───── Supplied data

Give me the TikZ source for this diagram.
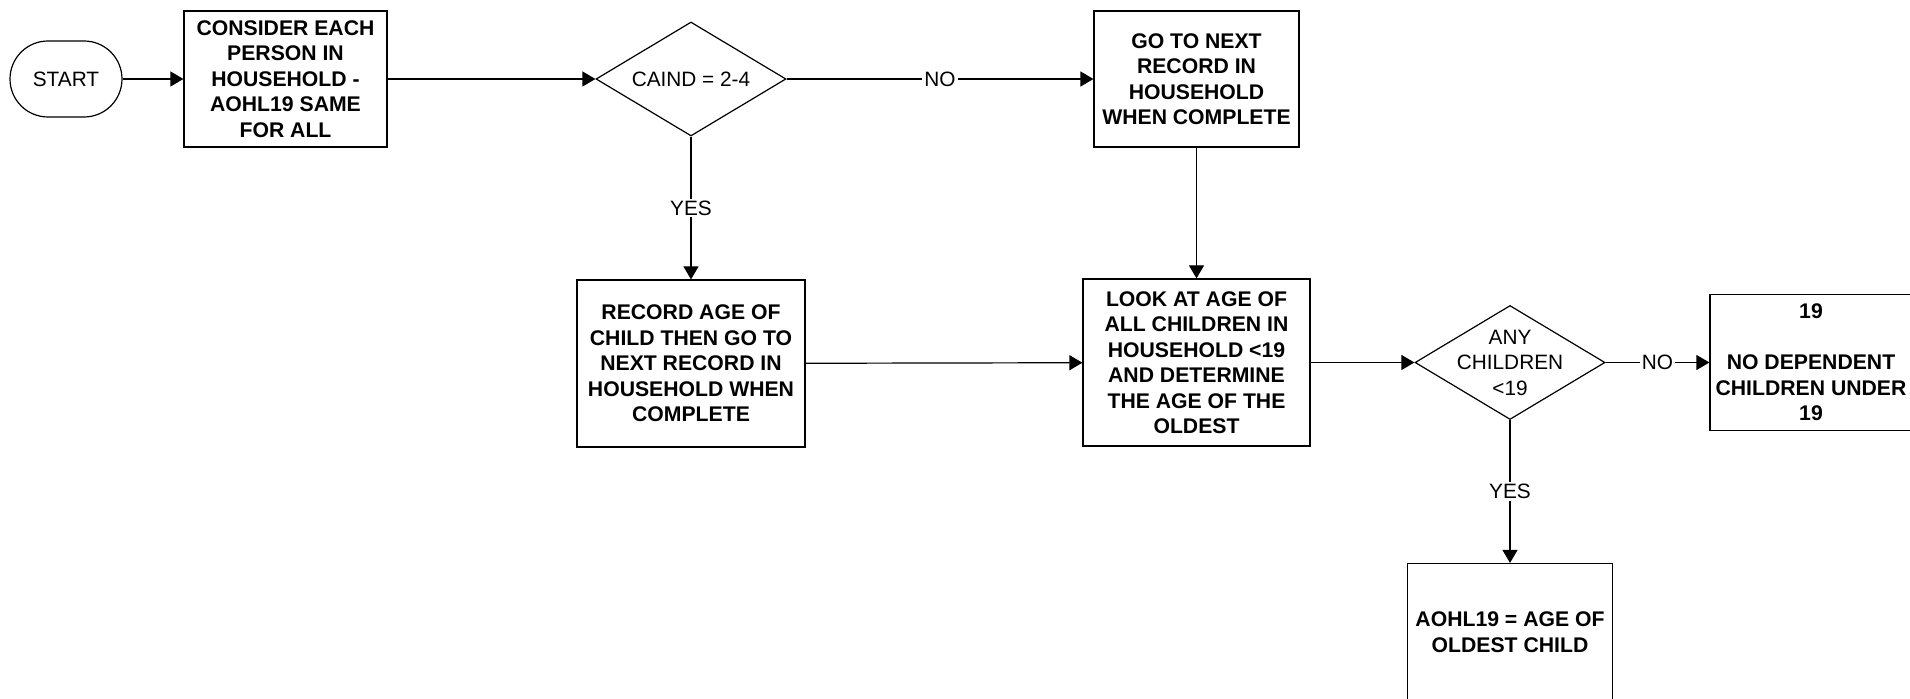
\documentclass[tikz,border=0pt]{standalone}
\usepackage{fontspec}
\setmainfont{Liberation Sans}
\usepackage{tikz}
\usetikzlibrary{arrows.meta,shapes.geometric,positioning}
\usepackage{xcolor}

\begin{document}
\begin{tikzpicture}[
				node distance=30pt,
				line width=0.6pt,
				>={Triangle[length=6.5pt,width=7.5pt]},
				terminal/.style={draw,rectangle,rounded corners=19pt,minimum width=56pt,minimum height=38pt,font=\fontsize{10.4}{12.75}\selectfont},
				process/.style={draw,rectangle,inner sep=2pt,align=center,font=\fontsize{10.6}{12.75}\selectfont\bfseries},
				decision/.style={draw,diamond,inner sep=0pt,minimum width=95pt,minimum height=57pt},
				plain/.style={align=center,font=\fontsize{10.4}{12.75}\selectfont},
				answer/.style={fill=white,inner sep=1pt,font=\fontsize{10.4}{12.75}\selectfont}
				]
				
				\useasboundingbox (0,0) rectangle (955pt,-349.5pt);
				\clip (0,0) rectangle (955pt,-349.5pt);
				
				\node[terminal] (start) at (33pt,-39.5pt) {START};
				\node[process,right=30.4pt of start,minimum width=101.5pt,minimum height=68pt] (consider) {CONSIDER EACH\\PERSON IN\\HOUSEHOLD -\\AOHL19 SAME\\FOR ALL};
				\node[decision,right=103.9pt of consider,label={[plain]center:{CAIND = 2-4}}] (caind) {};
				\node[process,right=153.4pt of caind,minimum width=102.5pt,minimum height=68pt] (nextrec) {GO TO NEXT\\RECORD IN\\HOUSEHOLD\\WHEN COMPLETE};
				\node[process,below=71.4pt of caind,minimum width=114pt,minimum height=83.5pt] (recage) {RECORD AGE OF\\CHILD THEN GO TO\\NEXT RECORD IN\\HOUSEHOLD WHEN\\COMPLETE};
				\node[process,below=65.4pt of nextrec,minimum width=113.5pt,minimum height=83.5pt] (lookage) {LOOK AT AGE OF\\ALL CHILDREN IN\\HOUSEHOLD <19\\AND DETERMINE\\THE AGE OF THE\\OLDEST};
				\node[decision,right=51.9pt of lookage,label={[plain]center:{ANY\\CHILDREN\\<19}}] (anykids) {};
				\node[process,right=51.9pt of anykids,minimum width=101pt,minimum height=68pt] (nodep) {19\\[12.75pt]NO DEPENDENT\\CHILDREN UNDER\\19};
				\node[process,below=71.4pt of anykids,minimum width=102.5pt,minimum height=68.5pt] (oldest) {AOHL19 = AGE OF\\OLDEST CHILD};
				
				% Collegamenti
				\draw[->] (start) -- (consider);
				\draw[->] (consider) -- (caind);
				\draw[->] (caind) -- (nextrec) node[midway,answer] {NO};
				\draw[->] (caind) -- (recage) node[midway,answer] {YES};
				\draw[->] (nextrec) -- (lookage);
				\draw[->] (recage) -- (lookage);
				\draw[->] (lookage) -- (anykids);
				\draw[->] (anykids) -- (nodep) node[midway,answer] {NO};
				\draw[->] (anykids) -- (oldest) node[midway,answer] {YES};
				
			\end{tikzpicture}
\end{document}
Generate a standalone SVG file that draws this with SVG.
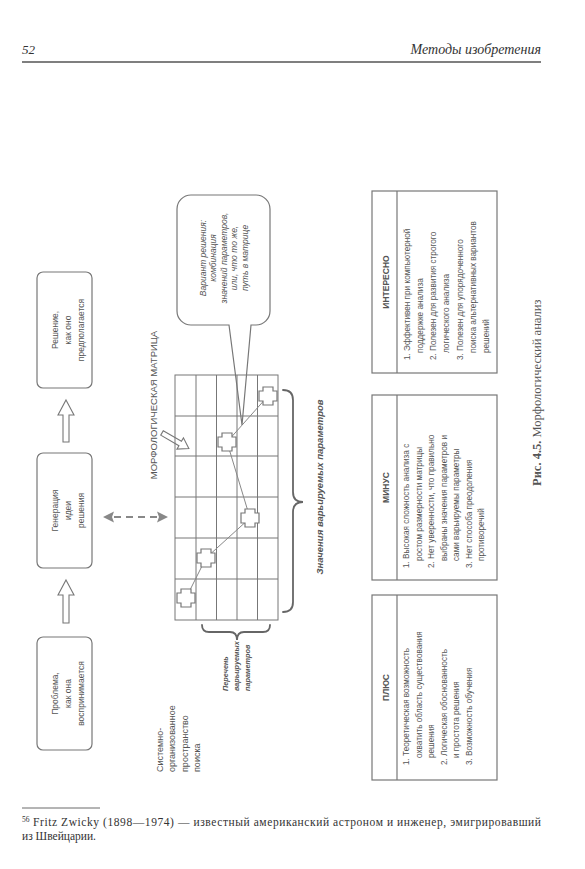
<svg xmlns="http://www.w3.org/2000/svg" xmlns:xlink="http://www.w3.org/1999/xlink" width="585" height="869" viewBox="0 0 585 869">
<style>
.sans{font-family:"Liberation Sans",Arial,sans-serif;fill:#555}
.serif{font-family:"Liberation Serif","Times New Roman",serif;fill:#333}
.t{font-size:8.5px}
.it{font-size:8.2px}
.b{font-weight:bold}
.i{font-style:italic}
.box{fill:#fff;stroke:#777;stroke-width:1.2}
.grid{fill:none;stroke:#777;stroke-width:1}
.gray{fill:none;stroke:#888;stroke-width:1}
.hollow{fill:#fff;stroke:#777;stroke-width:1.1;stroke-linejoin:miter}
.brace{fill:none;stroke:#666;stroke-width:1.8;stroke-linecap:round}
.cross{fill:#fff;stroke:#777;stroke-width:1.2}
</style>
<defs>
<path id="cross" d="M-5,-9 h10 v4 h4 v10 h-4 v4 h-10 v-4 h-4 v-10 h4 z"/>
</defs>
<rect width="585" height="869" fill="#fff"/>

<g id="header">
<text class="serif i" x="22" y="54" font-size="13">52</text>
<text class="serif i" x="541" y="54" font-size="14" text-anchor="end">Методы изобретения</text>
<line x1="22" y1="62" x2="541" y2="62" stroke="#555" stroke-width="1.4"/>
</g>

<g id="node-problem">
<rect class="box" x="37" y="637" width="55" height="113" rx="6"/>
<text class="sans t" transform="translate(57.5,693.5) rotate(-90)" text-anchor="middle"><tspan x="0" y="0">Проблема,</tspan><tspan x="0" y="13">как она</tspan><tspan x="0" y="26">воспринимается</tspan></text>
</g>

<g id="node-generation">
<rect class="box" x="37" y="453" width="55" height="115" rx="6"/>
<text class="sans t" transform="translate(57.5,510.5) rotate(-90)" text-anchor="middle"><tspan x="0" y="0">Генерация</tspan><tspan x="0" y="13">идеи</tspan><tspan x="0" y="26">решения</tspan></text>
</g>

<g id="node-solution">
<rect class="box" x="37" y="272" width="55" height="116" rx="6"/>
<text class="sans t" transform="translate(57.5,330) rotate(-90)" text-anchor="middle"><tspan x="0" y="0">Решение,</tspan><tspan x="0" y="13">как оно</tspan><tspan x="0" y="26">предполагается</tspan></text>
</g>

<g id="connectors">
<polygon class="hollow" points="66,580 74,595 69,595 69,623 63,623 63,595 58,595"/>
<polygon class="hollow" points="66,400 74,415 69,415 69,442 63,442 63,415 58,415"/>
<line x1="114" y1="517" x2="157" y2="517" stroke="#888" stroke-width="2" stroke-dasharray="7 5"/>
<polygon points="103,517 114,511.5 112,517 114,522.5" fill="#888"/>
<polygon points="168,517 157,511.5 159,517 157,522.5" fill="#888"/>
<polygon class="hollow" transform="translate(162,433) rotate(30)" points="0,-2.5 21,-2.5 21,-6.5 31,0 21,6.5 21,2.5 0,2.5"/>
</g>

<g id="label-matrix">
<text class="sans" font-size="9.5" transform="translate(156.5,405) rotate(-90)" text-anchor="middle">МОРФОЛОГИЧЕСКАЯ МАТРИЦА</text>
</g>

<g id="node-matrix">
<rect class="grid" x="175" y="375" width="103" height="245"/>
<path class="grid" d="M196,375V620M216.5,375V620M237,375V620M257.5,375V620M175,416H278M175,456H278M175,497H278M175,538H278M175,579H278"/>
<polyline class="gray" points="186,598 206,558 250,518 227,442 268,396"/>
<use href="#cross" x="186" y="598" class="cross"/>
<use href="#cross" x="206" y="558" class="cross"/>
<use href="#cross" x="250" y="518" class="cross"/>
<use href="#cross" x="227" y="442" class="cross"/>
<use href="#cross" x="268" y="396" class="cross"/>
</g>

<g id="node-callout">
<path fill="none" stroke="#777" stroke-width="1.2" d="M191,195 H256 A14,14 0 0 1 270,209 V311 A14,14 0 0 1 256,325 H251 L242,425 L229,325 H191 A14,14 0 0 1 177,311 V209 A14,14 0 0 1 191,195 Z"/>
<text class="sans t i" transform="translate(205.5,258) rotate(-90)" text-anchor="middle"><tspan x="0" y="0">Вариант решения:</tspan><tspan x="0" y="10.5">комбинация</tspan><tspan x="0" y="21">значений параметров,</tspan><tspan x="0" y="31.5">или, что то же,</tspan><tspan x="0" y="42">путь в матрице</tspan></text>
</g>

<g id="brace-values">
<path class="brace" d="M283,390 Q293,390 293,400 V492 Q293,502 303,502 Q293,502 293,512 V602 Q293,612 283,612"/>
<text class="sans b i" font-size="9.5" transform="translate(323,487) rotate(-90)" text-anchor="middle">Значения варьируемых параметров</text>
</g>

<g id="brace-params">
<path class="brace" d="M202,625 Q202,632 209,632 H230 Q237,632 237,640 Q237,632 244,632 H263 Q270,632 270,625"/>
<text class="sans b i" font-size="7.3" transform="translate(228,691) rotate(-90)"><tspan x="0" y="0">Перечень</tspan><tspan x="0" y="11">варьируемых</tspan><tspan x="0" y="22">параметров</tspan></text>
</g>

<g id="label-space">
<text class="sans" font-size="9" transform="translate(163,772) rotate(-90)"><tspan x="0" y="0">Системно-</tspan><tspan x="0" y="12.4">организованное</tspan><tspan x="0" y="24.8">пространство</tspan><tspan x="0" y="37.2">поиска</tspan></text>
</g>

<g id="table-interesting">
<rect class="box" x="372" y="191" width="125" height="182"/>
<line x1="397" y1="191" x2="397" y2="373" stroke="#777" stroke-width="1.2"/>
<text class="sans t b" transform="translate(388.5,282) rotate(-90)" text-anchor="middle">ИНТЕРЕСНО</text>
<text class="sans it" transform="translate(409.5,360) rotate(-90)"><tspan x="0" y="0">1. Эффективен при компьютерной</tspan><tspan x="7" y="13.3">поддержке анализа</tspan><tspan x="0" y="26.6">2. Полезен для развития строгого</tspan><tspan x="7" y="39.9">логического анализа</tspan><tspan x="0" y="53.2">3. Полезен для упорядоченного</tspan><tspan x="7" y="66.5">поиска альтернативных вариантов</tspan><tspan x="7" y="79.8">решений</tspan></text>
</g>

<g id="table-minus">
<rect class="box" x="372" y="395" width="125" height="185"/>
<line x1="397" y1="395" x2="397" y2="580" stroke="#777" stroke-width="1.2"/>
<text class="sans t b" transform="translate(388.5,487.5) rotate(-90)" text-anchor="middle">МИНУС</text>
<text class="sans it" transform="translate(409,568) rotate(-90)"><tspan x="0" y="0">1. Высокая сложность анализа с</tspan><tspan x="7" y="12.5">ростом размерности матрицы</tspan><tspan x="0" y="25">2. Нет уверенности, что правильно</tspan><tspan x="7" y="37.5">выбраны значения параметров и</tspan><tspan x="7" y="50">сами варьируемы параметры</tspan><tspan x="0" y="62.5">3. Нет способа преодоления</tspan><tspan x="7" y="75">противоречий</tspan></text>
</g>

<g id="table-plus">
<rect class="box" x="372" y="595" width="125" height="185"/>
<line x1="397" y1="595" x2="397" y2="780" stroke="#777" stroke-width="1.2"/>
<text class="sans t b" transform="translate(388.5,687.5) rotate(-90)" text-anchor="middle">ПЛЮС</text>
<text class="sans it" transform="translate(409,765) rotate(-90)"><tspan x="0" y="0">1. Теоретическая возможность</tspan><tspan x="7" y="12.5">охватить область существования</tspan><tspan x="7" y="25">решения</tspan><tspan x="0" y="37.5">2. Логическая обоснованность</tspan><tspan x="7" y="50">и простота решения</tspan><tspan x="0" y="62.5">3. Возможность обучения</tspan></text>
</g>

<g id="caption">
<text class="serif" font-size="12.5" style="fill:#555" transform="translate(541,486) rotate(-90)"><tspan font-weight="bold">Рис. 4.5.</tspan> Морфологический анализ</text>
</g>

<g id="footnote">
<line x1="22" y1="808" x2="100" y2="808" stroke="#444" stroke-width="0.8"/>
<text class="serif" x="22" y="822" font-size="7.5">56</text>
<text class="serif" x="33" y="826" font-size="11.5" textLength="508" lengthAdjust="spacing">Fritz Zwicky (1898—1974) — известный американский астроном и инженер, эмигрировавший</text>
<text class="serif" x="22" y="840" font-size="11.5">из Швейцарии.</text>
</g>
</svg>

──────────

**Task objective**. Note each line of the entries that has "standalone" in it, and copy those lines.

**Result of this exercise**.
\documentclass[tikz,border=0pt]{standalone}
Generate a standalone SVG file that draws this with SVG.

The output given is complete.